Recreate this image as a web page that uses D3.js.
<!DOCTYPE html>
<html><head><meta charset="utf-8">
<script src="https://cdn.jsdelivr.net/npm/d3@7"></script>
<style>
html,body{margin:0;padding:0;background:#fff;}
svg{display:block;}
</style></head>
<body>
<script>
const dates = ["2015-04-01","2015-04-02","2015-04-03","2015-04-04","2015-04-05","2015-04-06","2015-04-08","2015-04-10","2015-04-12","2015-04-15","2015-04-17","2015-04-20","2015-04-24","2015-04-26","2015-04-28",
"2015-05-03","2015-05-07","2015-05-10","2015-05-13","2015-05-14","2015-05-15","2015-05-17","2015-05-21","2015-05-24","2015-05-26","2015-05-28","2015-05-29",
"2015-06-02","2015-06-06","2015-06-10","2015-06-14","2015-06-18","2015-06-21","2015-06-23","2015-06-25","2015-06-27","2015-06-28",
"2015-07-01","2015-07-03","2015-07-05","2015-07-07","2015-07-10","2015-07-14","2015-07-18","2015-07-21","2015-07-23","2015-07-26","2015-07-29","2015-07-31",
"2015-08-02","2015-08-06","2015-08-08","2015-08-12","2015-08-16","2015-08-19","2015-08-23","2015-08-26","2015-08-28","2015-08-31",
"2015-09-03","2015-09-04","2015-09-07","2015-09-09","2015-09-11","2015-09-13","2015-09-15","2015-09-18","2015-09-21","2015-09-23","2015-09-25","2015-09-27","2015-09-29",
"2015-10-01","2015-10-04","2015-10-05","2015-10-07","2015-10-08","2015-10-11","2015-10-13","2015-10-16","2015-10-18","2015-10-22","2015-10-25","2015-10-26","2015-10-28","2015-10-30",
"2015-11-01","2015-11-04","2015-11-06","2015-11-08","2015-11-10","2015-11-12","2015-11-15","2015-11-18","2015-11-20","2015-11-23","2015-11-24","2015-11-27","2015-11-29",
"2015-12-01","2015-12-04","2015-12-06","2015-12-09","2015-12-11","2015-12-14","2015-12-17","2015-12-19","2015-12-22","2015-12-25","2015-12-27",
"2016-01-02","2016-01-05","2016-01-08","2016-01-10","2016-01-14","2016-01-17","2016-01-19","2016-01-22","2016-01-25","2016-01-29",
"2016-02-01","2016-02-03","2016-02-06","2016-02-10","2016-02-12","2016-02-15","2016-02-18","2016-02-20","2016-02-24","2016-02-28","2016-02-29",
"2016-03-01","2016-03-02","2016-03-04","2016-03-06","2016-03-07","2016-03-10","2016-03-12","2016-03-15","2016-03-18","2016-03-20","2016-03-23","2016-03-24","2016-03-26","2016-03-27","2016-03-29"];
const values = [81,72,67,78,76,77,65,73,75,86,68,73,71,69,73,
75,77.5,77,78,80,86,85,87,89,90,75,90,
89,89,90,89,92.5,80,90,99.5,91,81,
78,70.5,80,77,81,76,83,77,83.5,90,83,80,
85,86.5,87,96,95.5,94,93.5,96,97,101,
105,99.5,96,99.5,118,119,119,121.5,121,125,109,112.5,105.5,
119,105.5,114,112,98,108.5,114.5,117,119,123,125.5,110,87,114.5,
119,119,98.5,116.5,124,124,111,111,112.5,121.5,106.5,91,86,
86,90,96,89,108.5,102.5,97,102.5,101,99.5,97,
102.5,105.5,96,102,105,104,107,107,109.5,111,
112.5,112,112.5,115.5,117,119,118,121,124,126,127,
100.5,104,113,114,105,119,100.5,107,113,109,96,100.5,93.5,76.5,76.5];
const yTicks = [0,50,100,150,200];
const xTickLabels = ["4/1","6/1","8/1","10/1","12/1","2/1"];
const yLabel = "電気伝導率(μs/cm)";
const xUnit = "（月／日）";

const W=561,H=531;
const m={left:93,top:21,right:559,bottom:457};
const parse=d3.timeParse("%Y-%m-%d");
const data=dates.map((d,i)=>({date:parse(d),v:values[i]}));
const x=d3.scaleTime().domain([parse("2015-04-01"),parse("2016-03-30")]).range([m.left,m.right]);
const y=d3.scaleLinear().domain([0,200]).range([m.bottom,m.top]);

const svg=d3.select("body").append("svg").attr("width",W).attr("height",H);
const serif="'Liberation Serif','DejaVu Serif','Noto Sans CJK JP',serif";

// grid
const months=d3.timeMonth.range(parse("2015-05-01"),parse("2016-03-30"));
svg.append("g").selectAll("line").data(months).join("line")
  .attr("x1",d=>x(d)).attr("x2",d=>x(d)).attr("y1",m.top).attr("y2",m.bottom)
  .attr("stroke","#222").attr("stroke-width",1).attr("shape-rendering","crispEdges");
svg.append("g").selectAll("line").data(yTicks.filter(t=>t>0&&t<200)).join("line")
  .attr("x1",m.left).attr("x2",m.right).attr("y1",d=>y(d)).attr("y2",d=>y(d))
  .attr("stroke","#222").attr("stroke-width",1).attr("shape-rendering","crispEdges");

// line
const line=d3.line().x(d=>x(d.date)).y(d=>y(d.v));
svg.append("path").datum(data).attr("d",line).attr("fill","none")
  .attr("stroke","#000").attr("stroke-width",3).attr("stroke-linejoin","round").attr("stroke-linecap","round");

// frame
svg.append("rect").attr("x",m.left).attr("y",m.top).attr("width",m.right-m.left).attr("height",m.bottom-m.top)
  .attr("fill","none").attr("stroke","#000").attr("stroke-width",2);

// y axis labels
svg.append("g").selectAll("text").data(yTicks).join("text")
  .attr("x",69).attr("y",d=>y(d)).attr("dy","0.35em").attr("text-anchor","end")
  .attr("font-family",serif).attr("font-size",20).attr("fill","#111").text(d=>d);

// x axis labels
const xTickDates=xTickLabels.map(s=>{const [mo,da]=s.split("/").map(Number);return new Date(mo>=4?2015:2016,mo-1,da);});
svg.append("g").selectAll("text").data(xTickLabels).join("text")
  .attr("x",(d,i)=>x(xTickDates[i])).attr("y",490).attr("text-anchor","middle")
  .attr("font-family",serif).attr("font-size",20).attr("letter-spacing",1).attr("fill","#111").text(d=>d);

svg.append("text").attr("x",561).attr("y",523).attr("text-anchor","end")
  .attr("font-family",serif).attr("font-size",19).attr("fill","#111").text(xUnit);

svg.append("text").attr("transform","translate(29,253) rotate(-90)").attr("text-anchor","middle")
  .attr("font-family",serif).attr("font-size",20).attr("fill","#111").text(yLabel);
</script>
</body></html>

───

What this task involves – Copy out all of the lines above exactly.

Full answer –
Recreate this image as a web page that uses D3.js.
<!DOCTYPE html>
<html><head><meta charset="utf-8">
<script src="https://cdn.jsdelivr.net/npm/d3@7"></script>
<style>
html,body{margin:0;padding:0;background:#fff;}
svg{display:block;}
</style></head>
<body>
<script>
const dates = ["2015-04-01","2015-04-02","2015-04-03","2015-04-04","2015-04-05","2015-04-06","2015-04-08","2015-04-10","2015-04-12","2015-04-15","2015-04-17","2015-04-20","2015-04-24","2015-04-26","2015-04-28",
"2015-05-03","2015-05-07","2015-05-10","2015-05-13","2015-05-14","2015-05-15","2015-05-17","2015-05-21","2015-05-24","2015-05-26","2015-05-28","2015-05-29",
"2015-06-02","2015-06-06","2015-06-10","2015-06-14","2015-06-18","2015-06-21","2015-06-23","2015-06-25","2015-06-27","2015-06-28",
"2015-07-01","2015-07-03","2015-07-05","2015-07-07","2015-07-10","2015-07-14","2015-07-18","2015-07-21","2015-07-23","2015-07-26","2015-07-29","2015-07-31",
"2015-08-02","2015-08-06","2015-08-08","2015-08-12","2015-08-16","2015-08-19","2015-08-23","2015-08-26","2015-08-28","2015-08-31",
"2015-09-03","2015-09-04","2015-09-07","2015-09-09","2015-09-11","2015-09-13","2015-09-15","2015-09-18","2015-09-21","2015-09-23","2015-09-25","2015-09-27","2015-09-29",
"2015-10-01","2015-10-04","2015-10-05","2015-10-07","2015-10-08","2015-10-11","2015-10-13","2015-10-16","2015-10-18","2015-10-22","2015-10-25","2015-10-26","2015-10-28","2015-10-30",
"2015-11-01","2015-11-04","2015-11-06","2015-11-08","2015-11-10","2015-11-12","2015-11-15","2015-11-18","2015-11-20","2015-11-23","2015-11-24","2015-11-27","2015-11-29",
"2015-12-01","2015-12-04","2015-12-06","2015-12-09","2015-12-11","2015-12-14","2015-12-17","2015-12-19","2015-12-22","2015-12-25","2015-12-27",
"2016-01-02","2016-01-05","2016-01-08","2016-01-10","2016-01-14","2016-01-17","2016-01-19","2016-01-22","2016-01-25","2016-01-29",
"2016-02-01","2016-02-03","2016-02-06","2016-02-10","2016-02-12","2016-02-15","2016-02-18","2016-02-20","2016-02-24","2016-02-28","2016-02-29",
"2016-03-01","2016-03-02","2016-03-04","2016-03-06","2016-03-07","2016-03-10","2016-03-12","2016-03-15","2016-03-18","2016-03-20","2016-03-23","2016-03-24","2016-03-26","2016-03-27","2016-03-29"];
const values = [81,72,67,78,76,77,65,73,75,86,68,73,71,69,73,
75,77.5,77,78,80,86,85,87,89,90,75,90,
89,89,90,89,92.5,80,90,99.5,91,81,
78,70.5,80,77,81,76,83,77,83.5,90,83,80,
85,86.5,87,96,95.5,94,93.5,96,97,101,
105,99.5,96,99.5,118,119,119,121.5,121,125,109,112.5,105.5,
119,105.5,114,112,98,108.5,114.5,117,119,123,125.5,110,87,114.5,
119,119,98.5,116.5,124,124,111,111,112.5,121.5,106.5,91,86,
86,90,96,89,108.5,102.5,97,102.5,101,99.5,97,
102.5,105.5,96,102,105,104,107,107,109.5,111,
112.5,112,112.5,115.5,117,119,118,121,124,126,127,
100.5,104,113,114,105,119,100.5,107,113,109,96,100.5,93.5,76.5,76.5];
const yTicks = [0,50,100,150,200];
const xTickLabels = ["4/1","6/1","8/1","10/1","12/1","2/1"];
const yLabel = "電気伝導率(μs/cm)";
const xUnit = "（月／日）";

const W=561,H=531;
const m={left:93,top:21,right:559,bottom:457};
const parse=d3.timeParse("%Y-%m-%d");
const data=dates.map((d,i)=>({date:parse(d),v:values[i]}));
const x=d3.scaleTime().domain([parse("2015-04-01"),parse("2016-03-30")]).range([m.left,m.right]);
const y=d3.scaleLinear().domain([0,200]).range([m.bottom,m.top]);

const svg=d3.select("body").append("svg").attr("width",W).attr("height",H);
const serif="'Liberation Serif','DejaVu Serif','Noto Sans CJK JP',serif";

// grid
const months=d3.timeMonth.range(parse("2015-05-01"),parse("2016-03-30"));
svg.append("g").selectAll("line").data(months).join("line")
  .attr("x1",d=>x(d)).attr("x2",d=>x(d)).attr("y1",m.top).attr("y2",m.bottom)
  .attr("stroke","#222").attr("stroke-width",1).attr("shape-rendering","crispEdges");
svg.append("g").selectAll("line").data(yTicks.filter(t=>t>0&&t<200)).join("line")
  .attr("x1",m.left).attr("x2",m.right).attr("y1",d=>y(d)).attr("y2",d=>y(d))
  .attr("stroke","#222").attr("stroke-width",1).attr("shape-rendering","crispEdges");

// line
const line=d3.line().x(d=>x(d.date)).y(d=>y(d.v));
svg.append("path").datum(data).attr("d",line).attr("fill","none")
  .attr("stroke","#000").attr("stroke-width",3).attr("stroke-linejoin","round").attr("stroke-linecap","round");

// frame
svg.append("rect").attr("x",m.left).attr("y",m.top).attr("width",m.right-m.left).attr("height",m.bottom-m.top)
  .attr("fill","none").attr("stroke","#000").attr("stroke-width",2);

// y axis labels
svg.append("g").selectAll("text").data(yTicks).join("text")
  .attr("x",69).attr("y",d=>y(d)).attr("dy","0.35em").attr("text-anchor","end")
  .attr("font-family",serif).attr("font-size",20).attr("fill","#111").text(d=>d);

// x axis labels
const xTickDates=xTickLabels.map(s=>{const [mo,da]=s.split("/").map(Number);return new Date(mo>=4?2015:2016,mo-1,da);});
svg.append("g").selectAll("text").data(xTickLabels).join("text")
  .attr("x",(d,i)=>x(xTickDates[i])).attr("y",490).attr("text-anchor","middle")
  .attr("font-family",serif).attr("font-size",20).attr("letter-spacing",1).attr("fill","#111").text(d=>d);

svg.append("text").attr("x",561).attr("y",523).attr("text-anchor","end")
  .attr("font-family",serif).attr("font-size",19).attr("fill","#111").text(xUnit);

svg.append("text").attr("transform","translate(29,253) rotate(-90)").attr("text-anchor","middle")
  .attr("font-family",serif).attr("font-size",20).attr("fill","#111").text(yLabel);
</script>
</body></html>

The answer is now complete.